Date of Award

Spring 2014

Degree Type


Degree Name

Master of Public Health (MPH)


Health and Kinesiology

First Advisor

Haslyn E. Hunte

Committee Member 1

Gerald Hyner

Committee Member 2

Abigail Borron


Objective: Multiple peer-reviewed studies have found an association between fruit and vegetable consumption and lower risk for diseases such as hypertension, stroke and cancer. In other related studies, education level, retail food environment, and fruit and vegetable consumption were also examined together to discover patterns and associations. Currently, Black males have a higher risk for poor health outcomes. Limited research has focused specifically on Black men's fruit and vegetable consumption. This study explored the association between education level, food store access (measured by proximity) and fruit and vegetable consumption in black African American men.

Design: The data for this study was obtained using three sources; (1) the 2011 Black Men's Health Study from 12 Indiana counties, (2) 2006-2011 Food Atlas Documentation, and (3) the 2007-2011 United States Census data. This study utilized multilevel regression modeling to estimate the association between fruit and vegetable consumption, education level and food access.

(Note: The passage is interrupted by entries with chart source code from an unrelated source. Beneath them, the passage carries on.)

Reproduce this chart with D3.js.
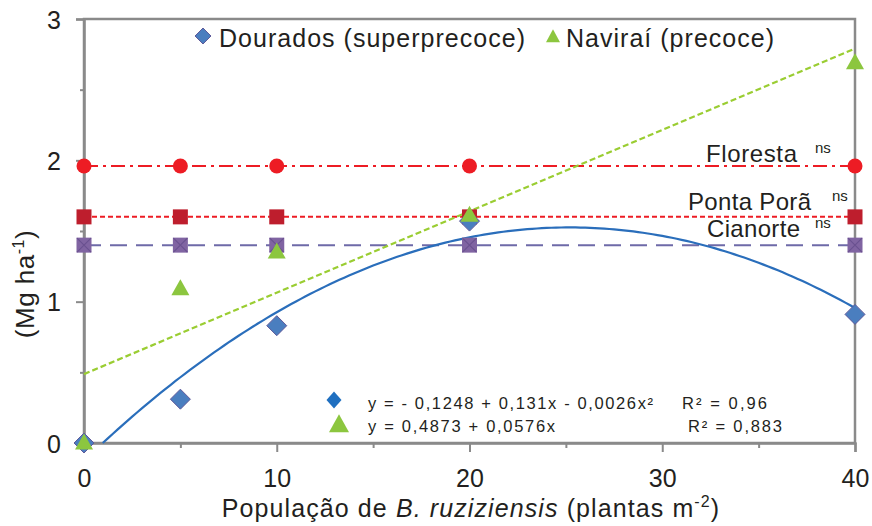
<!DOCTYPE html>
<html><head><meta charset="utf-8">
<script src="https://cdn.jsdelivr.net/npm/d3@7"></script>
<style>
html,body{margin:0;padding:0;background:#fff;}
svg{display:block;font-family:"Liberation Sans",Arial,sans-serif;}
</style></head>
<body><svg id="c" width="872" height="526"></svg>
<script>
// ---- data ----
const xValues = [0, 5, 10, 20, 40];
const dourados = [0, 0.31, 0.83, 1.57, 0.91];
const navirai = [0, 1.09, 1.35, 1.61, 2.69];
const floresta = [1.96, 1.96, 1.96, 1.96, 1.96];
const pontaPora = [1.60, 1.60, 1.60, 1.60, 1.60];
const cianorte = [1.40, 1.40, 1.40, 1.40, 1.40];
const douradosCoef = [-0.1248, 0.131, -0.0026];
const naviraiCoef = [0.4873, 0.0576];
const xTicks = [0, 10, 20, 30, 40];
const xMinorTicks = [5, 15, 25, 35];
const yTicks = [0, 1, 2, 3];
const yMinorTicks = [0.5, 1.5, 2.5];
const seriesNames = ["Dourados (superprecoce)", "Naviraí (precoce)"];
const locNames = ["Floresta", "Ponta Porã", "Cianorte"];
const eqTexts = ["y = - 0,1248 + 0,131x - 0,0026x²", "y = 0,4873 + 0,0576x"];
const r2Texts = ["R² = 0,96", "R² = 0,883"];

const svg = d3.select("#c");
const L = 84, R = 855, T = 19, B = 443;
const x = d3.scaleLinear().domain([0, 40]).range([L, R]);
const y = d3.scaleLinear().domain([0, 3]).range([B, T]);
const axisColor = "#8a8a8a";
const ink = "#231f20";

// frame
svg.append("rect").attr("x", L).attr("y", T).attr("width", R - L).attr("height", B - T)
  .attr("fill", "none").attr("stroke", axisColor).attr("stroke-width", 2.5);

// axes
const yAxis = d3.axisLeft(y).tickValues(yTicks).tickSize(8).tickFormat(d3.format("d"));
const yg = svg.append("g").attr("transform", `translate(${L},0)`).call(yAxis);
const xAxis = d3.axisBottom(x).tickValues(xTicks).tickSize(9).tickFormat(d3.format("d"));
const xg = svg.append("g").attr("transform", `translate(0,${B})`).call(xAxis);
[yg, xg].forEach(a => {
  a.select(".domain").attr("stroke", axisColor).attr("stroke-width", 2.5);
  a.selectAll(".tick line").attr("stroke", axisColor).attr("stroke-width", 2);
  a.selectAll(".tick text").attr("fill", ink).attr("font-size", 25)
    .attr("font-family", "Liberation Sans, Arial, sans-serif");
});
yg.selectAll(".tick text").attr("x", -23).attr("dy", "0.36em");
xg.selectAll(".tick text").attr("y", 26).attr("dy", "0.71em");
svg.append("g").attr("transform", `translate(${L},0)`)
  .call(d3.axisLeft(y).tickValues(yMinorTicks).tickSize(4).tickFormat(""))
  .call(a => { a.select(".domain").remove(); a.selectAll("line").attr("stroke", axisColor).attr("stroke-width", 2); });
svg.append("g").attr("transform", `translate(0,${B})`)
  .call(d3.axisBottom(x).tickValues(xMinorTicks).tickSize(5).tickFormat(""))
  .call(a => { a.select(".domain").remove(); a.selectAll("line").attr("stroke", axisColor).attr("stroke-width", 2); });

// axis titles
const yt = svg.append("text").attr("transform", `translate(34,284) rotate(-90)`)
  .attr("text-anchor", "middle").attr("font-size", 26).attr("letter-spacing", 0.5).attr("fill", ink);
yt.append("tspan").text("(Mg ha");
yt.append("tspan").attr("font-size", 16).attr("dy", -10).text("-1");
yt.append("tspan").attr("dy", 10).text(")");

const xt = svg.append("text").attr("x", 471).attr("y", 517)
  .attr("text-anchor", "middle").attr("font-size", 25).attr("letter-spacing", 1.1).attr("fill", ink);
xt.append("tspan").text("População de ");
xt.append("tspan").attr("font-style", "italic").text("B. ruziziensis");
xt.append("tspan").text(" (plantas m");
xt.append("tspan").attr("font-size", 16).attr("dy", -10).text("-2");
xt.append("tspan").attr("dy", 10).text(")");

// horizontal location lines
const hLine = (vals, color, dash, w) => svg.append("path")
  .attr("d", d3.line()([[x(xValues[0]), y(vals[0])], [x(xValues[xValues.length - 1]), y(vals[vals.length - 1])]]))
  .attr("fill", "none").attr("stroke", color).attr("stroke-width", w).attr("stroke-dasharray", dash);
hLine(floresta, "#ed1c24", "14,5,3,5", 2);
hLine(pontaPora, "#ed1c24", "5,3", 2);
hLine(cianorte, "#6e6aa8", "17,9", 2);

// trend lines (from the equations shown on the chart)
const xs = d3.range(0, 40.001, 0.25);
const quad = v => douradosCoef[0] + douradosCoef[1] * v + douradosCoef[2] * v * v;
const disc = Math.sqrt(douradosCoef[1] ** 2 - 4 * douradosCoef[2] * douradosCoef[0]);
const r0 = Math.min(...[(-douradosCoef[1] + disc) / (2 * douradosCoef[2]), (-douradosCoef[1] - disc) / (2 * douradosCoef[2])].filter(v => v > 0));
const qPts = [r0].concat(xs.filter(v => v > r0)).map(v => [x(v), y(quad(v))]);
svg.append("path").attr("d", d3.line()(qPts)).attr("fill", "none")
  .attr("stroke", "#2a6ebb").attr("stroke-width", 2.2);
svg.append("path").attr("d", d3.line()([0, 40].map(v => [x(v), y(naviraiCoef[0] + naviraiCoef[1] * v)])))
  .attr("fill", "none").attr("stroke", "#9acd32").attr("stroke-width", 2.2).attr("stroke-dasharray", "6,3");

// marker shapes
const diamond = (cx, cy, w, h) => `M${cx},${cy - h}L${cx + w},${cy}L${cx},${cy + h}L${cx - w},${cy}Z`;
const tri = (cx, cy, w, h) => `M${cx},${cy - h * 0.6}L${cx + w},${cy + h * 0.4}L${cx - w},${cy + h * 0.4}Z`;

svg.selectAll(".fl").data(floresta).enter().append("circle")
  .attr("cx", (d, i) => x(xValues[i])).attr("cy", d => y(d)).attr("r", 7.5).attr("fill", "#ed1c24");
svg.selectAll(".pp").data(pontaPora).enter().append("rect")
  .attr("x", (d, i) => x(xValues[i]) - 7.5).attr("y", d => y(d) - 7.5).attr("width", 15).attr("height", 15)
  .attr("fill", "#be1e2d");
const cg = svg.selectAll(".ci").data(cianorte).enter().append("g")
  .attr("transform", (d, i) => `translate(${x(xValues[i])},${y(d)})`);
cg.append("rect").attr("x", -7.5).attr("y", -7.5).attr("width", 15).attr("height", 15).attr("fill", "#8064a2");
cg.append("path").attr("d", "M-7,-7L7,7M-7,7L7,-7").attr("stroke", "#6a5190").attr("stroke-width", 1.2);
svg.selectAll(".dd").data(dourados).enter().append("path")
  .attr("d", (d, i) => diamond(x(xValues[i]), y(d), 10, 10))
  .attr("fill", "#4a7ebf").attr("stroke", "#5f5a9a").attr("stroke-width", 1);
svg.selectAll(".nv").data(navirai).enter().append("path")
  .attr("d", (d, i) => tri(x(xValues[i]), y(d), 9, 16))
  .attr("fill", "#8cc63f");

// helper: text fitted to a measured width
const fitText = (tx, ty, size, len, str) => svg.append("text").attr("x", tx).attr("y", ty)
  .attr("font-size", size).attr("fill", ink).attr("textLength", len).attr("lengthAdjust", "spacing").text(str);

// location labels
const locVals = [floresta[0], pontaPora[0], cianorte[0]];
const locX = [706, 688, 707];
const locLen = [91, 123, 93];
const locDy = [-4, -7, -8];
const nsX = [815, 832, 815];
locNames.forEach((n, i) => {
  fitText(locX[i], y(locVals[i]) + locDy[i], 24, locLen[i], n);
  svg.append("text").attr("x", nsX[i]).attr("y", y(locVals[i]) + locDy[i] - 9)
    .attr("font-size", 15).attr("fill", ink).text("ns");
});

// top legend
svg.append("path").attr("d", diamond(203, 36, 8, 8)).attr("fill", "#4a7ebf").attr("stroke", "#5f5a9a");
fitText(219, 47, 25, 306, seriesNames[0]);
svg.append("path").attr("d", tri(553, 37, 7, 13)).attr("fill", "#8cc63f");
fitText(566, 47, 25, 208, seriesNames[1]);

// equations
svg.append("path").attr("d", diamond(334, 400, 7.5, 8.5)).attr("fill", "#1f6fc0");
svg.append("path").attr("d", tri(339, 425, 10, 18)).attr("fill", "#8cc63f");
const eqY = [409, 432];
const eqLen = [285, 187];
const r2X = [682, 688];
const r2Len = [85, 94];
eqTexts.forEach((t, i) => {
  fitText(368, eqY[i], 16.5, eqLen[i], t);
  fitText(r2X[i], eqY[i], 16.5, r2Len[i], r2Texts[i]);
});
</script></body></html>
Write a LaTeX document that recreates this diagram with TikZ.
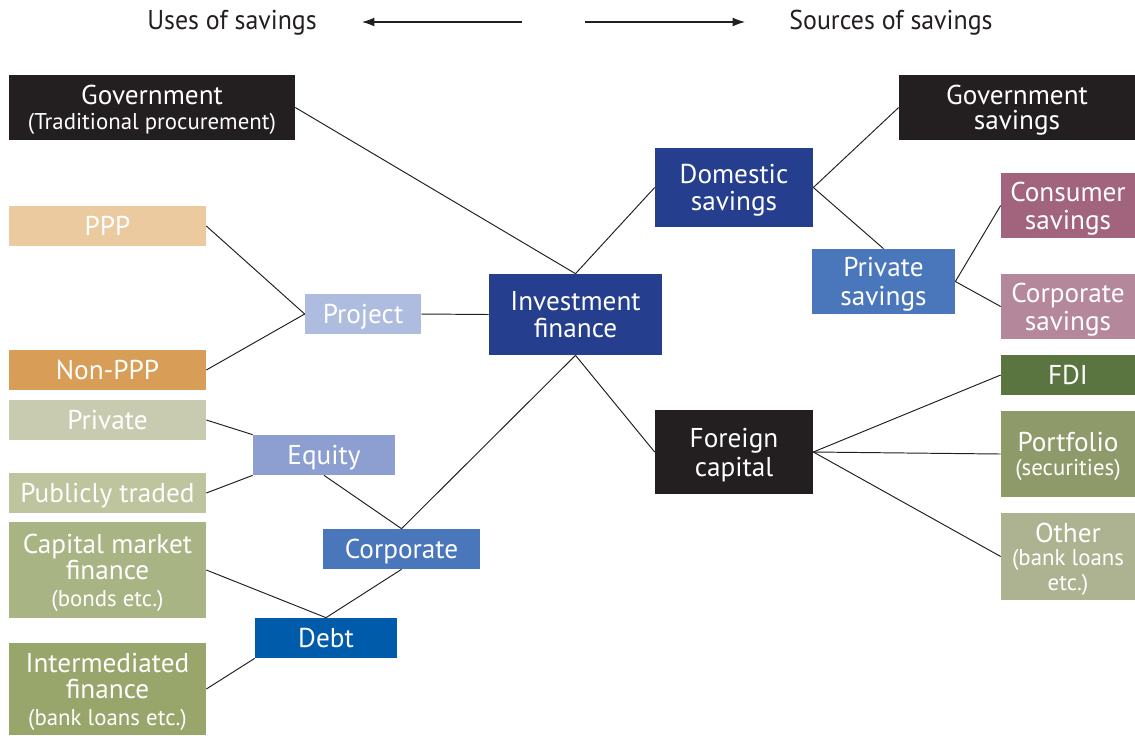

Setting: 12 Indiana counties

Results: Among the variables of interest, this study demonstrated greater fruit consumption among Black males with the highest level of education. The proximity to grocery stores was not associated with consumption, although healthcare coverage and number of children in household were all statistically (p< 0.05) associated with fruit and vegetable consumption.

Conclusion: The findings suggest a need for more research in this area. Specifically, research will need to address food availability, food store type and distance to food store.